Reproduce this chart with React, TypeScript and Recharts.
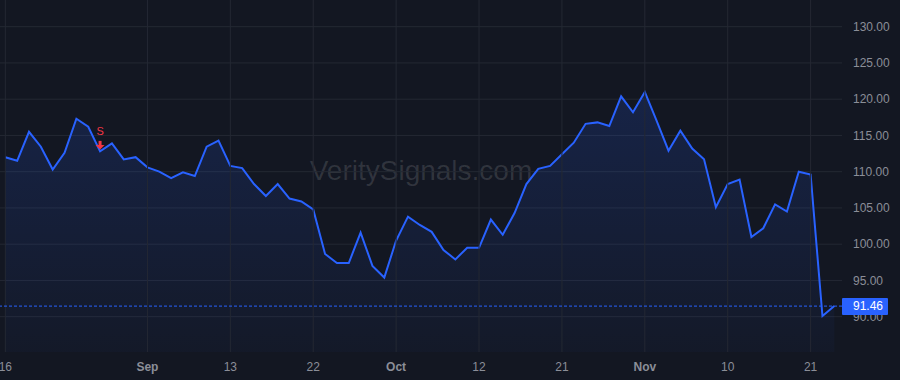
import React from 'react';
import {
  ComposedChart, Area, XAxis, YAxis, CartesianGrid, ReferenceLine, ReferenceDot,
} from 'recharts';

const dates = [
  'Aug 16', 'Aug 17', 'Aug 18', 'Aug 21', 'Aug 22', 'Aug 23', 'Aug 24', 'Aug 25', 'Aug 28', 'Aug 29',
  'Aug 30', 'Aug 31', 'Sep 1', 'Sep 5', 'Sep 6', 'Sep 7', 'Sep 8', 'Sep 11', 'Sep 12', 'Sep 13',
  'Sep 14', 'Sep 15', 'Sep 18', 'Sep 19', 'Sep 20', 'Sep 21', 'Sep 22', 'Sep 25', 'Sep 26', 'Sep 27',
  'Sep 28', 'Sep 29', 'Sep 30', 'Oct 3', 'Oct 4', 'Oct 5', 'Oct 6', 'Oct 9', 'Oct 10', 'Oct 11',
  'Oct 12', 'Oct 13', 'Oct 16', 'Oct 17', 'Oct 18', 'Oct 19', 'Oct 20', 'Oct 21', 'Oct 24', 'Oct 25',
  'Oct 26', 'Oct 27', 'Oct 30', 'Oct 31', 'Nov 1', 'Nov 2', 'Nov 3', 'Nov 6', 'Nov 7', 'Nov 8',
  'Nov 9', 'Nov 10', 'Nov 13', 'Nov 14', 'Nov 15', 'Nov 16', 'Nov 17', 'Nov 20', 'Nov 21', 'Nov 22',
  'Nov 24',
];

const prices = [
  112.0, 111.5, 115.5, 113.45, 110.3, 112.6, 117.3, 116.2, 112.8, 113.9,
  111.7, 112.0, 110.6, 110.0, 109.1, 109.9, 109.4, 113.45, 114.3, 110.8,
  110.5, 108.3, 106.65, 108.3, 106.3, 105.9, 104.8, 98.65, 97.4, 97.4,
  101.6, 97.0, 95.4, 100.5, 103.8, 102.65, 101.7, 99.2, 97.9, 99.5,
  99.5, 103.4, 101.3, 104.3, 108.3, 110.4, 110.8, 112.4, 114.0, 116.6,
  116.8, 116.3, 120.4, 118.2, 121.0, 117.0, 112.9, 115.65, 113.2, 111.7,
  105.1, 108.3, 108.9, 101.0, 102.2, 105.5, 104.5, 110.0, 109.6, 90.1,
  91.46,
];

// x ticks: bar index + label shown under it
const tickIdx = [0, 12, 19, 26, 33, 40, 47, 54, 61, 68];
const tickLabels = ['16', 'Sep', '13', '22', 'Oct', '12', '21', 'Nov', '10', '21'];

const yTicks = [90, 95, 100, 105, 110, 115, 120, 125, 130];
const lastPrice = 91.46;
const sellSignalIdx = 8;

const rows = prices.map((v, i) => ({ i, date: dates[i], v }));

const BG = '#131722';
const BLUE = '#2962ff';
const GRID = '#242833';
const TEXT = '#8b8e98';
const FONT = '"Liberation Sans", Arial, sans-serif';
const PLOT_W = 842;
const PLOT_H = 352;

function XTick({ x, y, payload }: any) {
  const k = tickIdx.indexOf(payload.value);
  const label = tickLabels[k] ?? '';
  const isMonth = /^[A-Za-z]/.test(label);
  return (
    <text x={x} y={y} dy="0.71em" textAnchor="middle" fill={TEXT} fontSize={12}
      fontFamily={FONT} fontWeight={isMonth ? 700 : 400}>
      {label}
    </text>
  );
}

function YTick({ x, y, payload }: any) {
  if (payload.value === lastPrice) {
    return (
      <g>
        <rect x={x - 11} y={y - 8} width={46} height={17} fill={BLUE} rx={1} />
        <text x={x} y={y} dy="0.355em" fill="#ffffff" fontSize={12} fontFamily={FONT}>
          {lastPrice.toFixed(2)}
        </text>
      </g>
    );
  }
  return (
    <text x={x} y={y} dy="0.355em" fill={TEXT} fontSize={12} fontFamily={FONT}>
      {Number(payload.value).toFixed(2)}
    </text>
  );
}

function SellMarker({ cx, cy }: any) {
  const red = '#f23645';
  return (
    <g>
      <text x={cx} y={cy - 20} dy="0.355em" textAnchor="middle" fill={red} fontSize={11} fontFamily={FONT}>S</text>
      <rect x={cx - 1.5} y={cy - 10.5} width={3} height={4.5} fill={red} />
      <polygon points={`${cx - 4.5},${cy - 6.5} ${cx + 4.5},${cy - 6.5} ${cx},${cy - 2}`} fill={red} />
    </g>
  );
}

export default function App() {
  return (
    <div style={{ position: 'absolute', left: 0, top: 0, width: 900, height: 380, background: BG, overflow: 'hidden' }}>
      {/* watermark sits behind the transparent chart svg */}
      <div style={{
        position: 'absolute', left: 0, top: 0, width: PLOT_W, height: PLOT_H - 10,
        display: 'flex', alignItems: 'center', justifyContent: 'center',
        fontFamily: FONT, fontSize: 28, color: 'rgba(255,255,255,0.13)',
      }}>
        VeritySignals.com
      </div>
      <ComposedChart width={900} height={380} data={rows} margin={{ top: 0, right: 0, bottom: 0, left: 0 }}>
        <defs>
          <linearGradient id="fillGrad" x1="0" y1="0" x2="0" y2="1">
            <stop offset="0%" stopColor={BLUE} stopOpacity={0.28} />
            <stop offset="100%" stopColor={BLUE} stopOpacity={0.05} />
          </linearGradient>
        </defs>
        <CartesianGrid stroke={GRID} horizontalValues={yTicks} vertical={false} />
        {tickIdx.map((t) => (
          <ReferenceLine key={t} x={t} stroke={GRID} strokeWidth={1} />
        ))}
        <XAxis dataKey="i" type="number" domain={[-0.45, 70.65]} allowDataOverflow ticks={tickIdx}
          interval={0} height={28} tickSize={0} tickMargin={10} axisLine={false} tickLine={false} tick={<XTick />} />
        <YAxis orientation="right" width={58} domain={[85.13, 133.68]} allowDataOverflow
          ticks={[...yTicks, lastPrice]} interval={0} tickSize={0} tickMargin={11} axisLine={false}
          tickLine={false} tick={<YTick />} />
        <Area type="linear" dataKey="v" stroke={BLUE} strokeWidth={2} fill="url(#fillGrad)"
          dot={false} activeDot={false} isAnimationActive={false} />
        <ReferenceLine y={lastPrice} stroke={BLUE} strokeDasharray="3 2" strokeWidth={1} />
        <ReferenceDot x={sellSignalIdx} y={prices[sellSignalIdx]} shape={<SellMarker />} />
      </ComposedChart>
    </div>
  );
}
==========
**WHAT THE TASK ASKS:**
From the data above, copy out every line with the string "React" in it.

**OUTPUT FOR THIS TASK:**
Reproduce this chart with React, TypeScript and Recharts.
import React from 'react';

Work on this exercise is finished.